Raquel Liceras, Doutora em Pré-história: «Se olharmos para a história através dos cuidados e dos laços, não há rupturas. Como sociedade, não mudámos assim tanto».

Quando falamos de Prehistória, muitas vezes imaginamos os nossos antepassados a subsistir num mundo selvagem, lutando para sobreviver todos os dias num ambiente muito hostil e, na melhor das hipóteses, preocupando-se de vez em quando com a sobrevivência do grupo. No entanto, a doutora em Pré-história Raquel Liceras Garrido defende em Desenterrando el Pasado, o podcast da National Geographic e da Fundação Palarq, que existe uma linha ininterrupta entre aqueles primeiros seres humanos e nós, marcada pela capacidade de estabelecer cuidados e laços. Nas suas próprias palavras: «Se olharmos para a história através dos cuidados e dos laços, não há rupturas. Como sociedade, não mudámos assim tanto».

Os cuidados dos nossos antepassados

Embora seja verdade que a nossa sociedade atual não tem nada a ver com as dinâmicas das comunidades pré-históricas, a realidade era que, longe de serem individualistas e preocupados com a sobrevivência pessoal, eles cuidavam dos doentes, protegiam as pessoas com deficiência e fortaleciam a coesão social: é precisamente a base sobre a qual se ergueu a nossa sobrevivência coletiva ao longo do tempo.

Sem ir mais longe, como recorda Liceras, os arqueólogos identificaram em sítios arqueológicos na Europa e na Península Ibérica uma série de esqueletos com fraturas e lesões graves que, surpreendentemente, chegaram a sarar. Isto significa que esses indivíduos que foram feridos não foram simplesmente abandonados à sua sorte, mas que a comunidade se encarregou de cuidar deles; grupos inteiros partilhavam comida, cuidavam, abrigavam e protegiam aqueles que estavam incapacitados, seja temporariamente devido a um acidente ou briga, seja permanentemente. «Encontrar ossos com sinais de consolidação em lesões traumáticas é uma prova inequívoca de que a dor e a vulnerabilidade encontravam resposta no seu próprio ambiente», esclarece a especialista.

Mas não se trata apenas de indivíduos que apresentavam fraturas e que precisavam de cuidados. Os cuidados na Pré-história iam além: alguns esqueletos apresentam malformações congénitas ou doenças crónicas, como casos avançados de artrite. Apesar desta situação, vários – ou muitos – viveram vários anos após o início da sua doença, o que sugere que não se tratava de um simples gesto de caridade, mas que «os cuidados a longo prazo das pessoas com deficiência demonstram que o conceito de família e comunidade já incluía a proteção dos mais vulneráveis».

Também se partilhava a comida

Foram encontradas provas em várias escavações de fauna processada junto a esqueletos com sinais claros de convalescença: ossos de pequenos animais esquartejados em forma de papa ou caça mais acessível, preparados especificamente para aqueles que não estavam em condições de caçar ou recolher por si próprios.
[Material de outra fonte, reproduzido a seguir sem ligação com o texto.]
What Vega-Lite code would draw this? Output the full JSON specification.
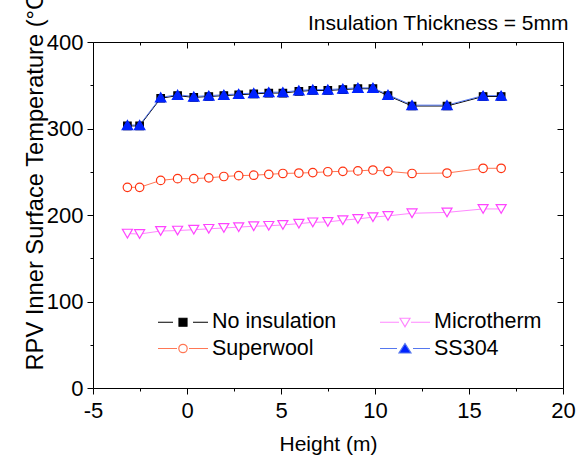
{
  "$schema": "https://vega.github.io/schema/vega-lite/v6.json",
  "width": 470,
  "height": 346,
  "autosize": {"type": "none"},
  "padding": {"left": 93, "top": 42, "right": 13, "bottom": 75},
  "background": "white",
  "data": {"values": [
    {"h": -3.17, "T": 303, "s": "No insulation"},
    {"h": -2.52, "T": 303, "s": "No insulation"},
    {"h": -1.40, "T": 335, "s": "No insulation"},
    {"h": -0.50, "T": 338, "s": "No insulation"},
    {"h": 0.36, "T": 336, "s": "No insulation"},
    {"h": 1.16, "T": 337, "s": "No insulation"},
    {"h": 1.96, "T": 338, "s": "No insulation"},
    {"h": 2.75, "T": 339, "s": "No insulation"},
    {"h": 3.55, "T": 340, "s": "No insulation"},
    {"h": 4.35, "T": 341, "s": "No insulation"},
    {"h": 5.10, "T": 341, "s": "No insulation"},
    {"h": 5.95, "T": 343, "s": "No insulation"},
    {"h": 6.69, "T": 344, "s": "No insulation"},
    {"h": 7.49, "T": 344, "s": "No insulation"},
    {"h": 8.29, "T": 345, "s": "No insulation"},
    {"h": 9.09, "T": 346, "s": "No insulation"},
    {"h": 9.89, "T": 346, "s": "No insulation"},
    {"h": 10.69, "T": 338, "s": "No insulation"},
    {"h": 11.97, "T": 326, "s": "No insulation"},
    {"h": 13.83, "T": 326, "s": "No insulation"},
    {"h": 15.75, "T": 337, "s": "No insulation"},
    {"h": 16.71, "T": 337, "s": "No insulation"},
    {"h": -3.17, "T": 232, "s": "Superwool"},
    {"h": -2.52, "T": 232, "s": "Superwool"},
    {"h": -1.40, "T": 240, "s": "Superwool"},
    {"h": -0.50, "T": 242, "s": "Superwool"},
    {"h": 0.36, "T": 242, "s": "Superwool"},
    {"h": 1.16, "T": 243, "s": "Superwool"},
    {"h": 1.96, "T": 244.5, "s": "Superwool"},
    {"h": 2.75, "T": 245.5, "s": "Superwool"},
    {"h": 3.55, "T": 246, "s": "Superwool"},
    {"h": 4.35, "T": 247, "s": "Superwool"},
    {"h": 5.10, "T": 248, "s": "Superwool"},
    {"h": 5.95, "T": 248.5, "s": "Superwool"},
    {"h": 6.69, "T": 249, "s": "Superwool"},
    {"h": 7.49, "T": 250, "s": "Superwool"},
    {"h": 8.29, "T": 250.5, "s": "Superwool"},
    {"h": 9.09, "T": 251, "s": "Superwool"},
    {"h": 9.89, "T": 252, "s": "Superwool"},
    {"h": 10.69, "T": 250.5, "s": "Superwool"},
    {"h": 11.97, "T": 248, "s": "Superwool"},
    {"h": 13.83, "T": 248.5, "s": "Superwool"},
    {"h": 15.75, "T": 254, "s": "Superwool"},
    {"h": 16.71, "T": 254, "s": "Superwool"},
    {"h": -3.17, "T": 178.5, "s": "Microtherm"},
    {"h": -2.52, "T": 178, "s": "Microtherm"},
    {"h": -1.40, "T": 181.5, "s": "Microtherm"},
    {"h": -0.50, "T": 182, "s": "Microtherm"},
    {"h": 0.36, "T": 183, "s": "Microtherm"},
    {"h": 1.16, "T": 184, "s": "Microtherm"},
    {"h": 1.96, "T": 185, "s": "Microtherm"},
    {"h": 2.75, "T": 186, "s": "Microtherm"},
    {"h": 3.55, "T": 187, "s": "Microtherm"},
    {"h": 4.35, "T": 187.5, "s": "Microtherm"},
    {"h": 5.10, "T": 188.5, "s": "Microtherm"},
    {"h": 5.95, "T": 190, "s": "Microtherm"},
    {"h": 6.69, "T": 191.5, "s": "Microtherm"},
    {"h": 7.49, "T": 192, "s": "Microtherm"},
    {"h": 8.29, "T": 194, "s": "Microtherm"},
    {"h": 9.09, "T": 195.5, "s": "Microtherm"},
    {"h": 9.89, "T": 197.5, "s": "Microtherm"},
    {"h": 10.69, "T": 199, "s": "Microtherm"},
    {"h": 11.97, "T": 202, "s": "Microtherm"},
    {"h": 13.83, "T": 203, "s": "Microtherm"},
    {"h": 15.75, "T": 207, "s": "Microtherm"},
    {"h": 16.71, "T": 207, "s": "Microtherm"},
    {"h": -3.17, "T": 304, "s": "SS304"},
    {"h": -2.52, "T": 304, "s": "SS304"},
    {"h": -1.40, "T": 336, "s": "SS304"},
    {"h": -0.50, "T": 339, "s": "SS304"},
    {"h": 0.36, "T": 337, "s": "SS304"},
    {"h": 1.16, "T": 338, "s": "SS304"},
    {"h": 1.96, "T": 339, "s": "SS304"},
    {"h": 2.75, "T": 340, "s": "SS304"},
    {"h": 3.55, "T": 341, "s": "SS304"},
    {"h": 4.35, "T": 342, "s": "SS304"},
    {"h": 5.10, "T": 342, "s": "SS304"},
    {"h": 5.95, "T": 344, "s": "SS304"},
    {"h": 6.69, "T": 345, "s": "SS304"},
    {"h": 7.49, "T": 345, "s": "SS304"},
    {"h": 8.29, "T": 346, "s": "SS304"},
    {"h": 9.09, "T": 347, "s": "SS304"},
    {"h": 9.89, "T": 347, "s": "SS304"},
    {"h": 10.69, "T": 339, "s": "SS304"},
    {"h": 11.97, "T": 327, "s": "SS304"},
    {"h": 13.83, "T": 327, "s": "SS304"},
    {"h": 15.75, "T": 338, "s": "SS304"},
    {"h": 16.71, "T": 338, "s": "SS304"}
  ]},
  "layer": [
    {
      "mark": {"type": "line", "strokeWidth": 1},
      "encoding": {
        "x": {"field": "h", "type": "quantitative", "scale": {"domain": [-5, 20], "nice": false, "zero": false},
          "axis": {"values": [-5, -2.5, 0, 2.5, 5, 7.5, 10, 12.5, 15, 17.5, 20],
            "labelExpr": "datum.value % 5 == 0 ? '' + datum.value : ''",
            "tickSize": {"condition": {"test": "datum.value % 5 == 0", "value": 6}, "value": 3},
            "labelPadding": 6, "labelFlush": false, "labelOverlap": false,
            "title": "Height (m)", "titleY": 62, "titleBaseline": "alphabetic", "titleFontSize": 21}},
        "y": {"field": "T", "type": "quantitative", "scale": {"domain": [0, 400], "nice": false},
          "axis": {"values": [0, 50, 100, 150, 200, 250, 300, 350, 400],
            "labelExpr": "datum.value % 100 == 0 ? '' + datum.value : ''",
            "tickSize": {"condition": {"test": "datum.value % 100 == 0", "value": 6}, "value": 3},
            "labelPadding": 4, "labelFlush": false, "labelOverlap": false,
            "title": "RPV Inner Surface Temperature (°C)", "titleAngle": -90, "titleAlign": "left", "titleBaseline": "alphabetic",
            "titleX": -51, "titleY": 328, "titleFontSize": 23.7}},
        "color": {"field": "s", "type": "nominal",
          "scale": {"domain": ["No insulation", "Superwool", "Microtherm", "SS304"], "range": ["#000000", "#ff7755", "#ff88ff", "#5577ee"]},
          "legend": {"title": null, "orient": "none", "legendX": 79, "legendY": 269, "columns": 2, "padding": 0,
            "symbolSize": 400, "labelOffset": 18, "rowPadding": 4.5, "columnPadding": 40,
            "labelFont": "Liberation Sans", "labelFontSize": 21.5, "labelColor": "black", "labelLimit": 300,
            "encode": {"symbols": {"update": {
              "shape": {"signal": "datum.value === 'No insulation' ? 'M-2.5,0H-1M1,0H2.5M-0.4,-0.4H0.4V0.4H-0.4Z' : datum.value === 'Superwool' ? 'M-2.5,0H-0.6M0.6,0H2.5M0.42,0A0.42,0.42,0,1,1,-0.42,0A0.42,0.42,0,1,1,0.42,0Z' : datum.value === 'Microtherm' ? 'M-2.5,0H-0.6M0.6,0H2.5M-0.5,-0.4L0.5,-0.4L0,0.45Z' : 'M-2.5,0H-0.8M0.8,0H2.5M0,-0.5L-0.6,0.45L0.6,0.45Z'"},
              "fill": {"signal": "datum.value === 'No insulation' ? '#000000' : datum.value === 'SS304' ? '#0022ff' : '#ffffff'"},
              "stroke": {"signal": "datum.value === 'No insulation' ? '#000000' : datum.value === 'Superwool' ? '#ff3311' : datum.value === 'Microtherm' ? '#ff44ff' : '#2244ff'"},
              "strokeWidth": {"value": 1.2},
              "opacity": {"value": 1}
            }}}}}
      }
    },
    {
      "mark": {"type": "point", "strokeWidth": 1.2, "opacity": 1},
      "encoding": {
        "x": {"field": "h", "type": "quantitative", "axis": null},
        "y": {"field": "T", "type": "quantitative", "axis": null},
        "shape": {"field": "s", "type": "nominal", "legend": null,
          "scale": {"domain": ["SS304", "No insulation", "Superwool", "Microtherm"], "range": ["triangle-up", "square", "circle", "triangle-down"]}},
        "fill": {"field": "s", "type": "nominal", "legend": null,
          "scale": {"domain": ["SS304", "No insulation", "Superwool", "Microtherm"], "range": ["#0022ff", "#000000", "#ffffff", "#ffffff"]}},
        "stroke": {"field": "s", "type": "nominal", "legend": null,
          "scale": {"domain": ["SS304", "No insulation", "Superwool", "Microtherm"], "range": ["#0022ff", "#000000", "#ff3311", "#ff44ff"]}},
        "size": {"field": "s", "type": "nominal", "legend": null,
          "scale": {"type": "ordinal", "domain": ["SS304", "No insulation", "Superwool", "Microtherm"], "range": [110, 56, 72, 100]}}
      }
    },
    {
      "mark": {"type": "point", "opacity": 0},
      "encoding": {
        "x": {"field": "h", "type": "quantitative",
          "axis": {"orient": "top", "values": [-5, -2.5, 0, 2.5, 5, 7.5, 10, 12.5, 15, 17.5, 20], "labels": false,
            "title": "Insulation Thickness = 5mm", "titleX": 475, "titleY": -13, "titleAlign": "right", "titleBaseline": "alphabetic", "titleFontSize": 21,
            "tickSize": {"condition": {"test": "datum.value % 5 == 0", "value": -6}, "value": -3}}},
        "y": {"field": "T", "type": "quantitative",
          "axis": {"orient": "right", "values": [0, 50, 100, 150, 200, 250, 300, 350, 400], "labels": false, "title": null,
            "tickSize": {"condition": {"test": "datum.value % 100 == 0", "value": -6}, "value": -3}}}
      }
    }
  ],
  "resolve": {"axis": {"x": "independent", "y": "independent"}},
  "config": {
    "view": {"stroke": null},
    "axis": {"grid": false, "domainColor": "black", "domainWidth": 1, "tickColor": "black", "tickWidth": 1,
      "labelFont": "Liberation Sans", "labelFontSize": 22, "labelColor": "black",
      "titleFont": "Liberation Sans", "titleFontWeight": "normal", "titleColor": "black"}
  }
}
Esta é mais uma prova de que proteger e ajudar aqueles que não podiam cuidar de si mesmos era algo comum, do dia a dia, tal como fazemos hoje em dia.

Ritos funerários inclusivos

Também não havia discriminação nos rituais funerários. Os enterros eram iguais para todos, com utensílios ou lembranças que acompanhavam o falecido e, em alguns casos, foram descobertas sepulturas partilhadas com pessoas que tinham sofrido de uma patologia semelhante, como tuberculose óssea, o que sugere que não só viveram juntos, mas que o fizeram durante um longo período de tempo em que presumivelmente cuidaram uns dos outros. Afinal, salienta Liceras, todos estes indícios apontam para que os laços afetivos e o cuidado mútuo não eram estranhos nas comunidades da Pré-História, mas sim algo tão essencial como é hoje em dia.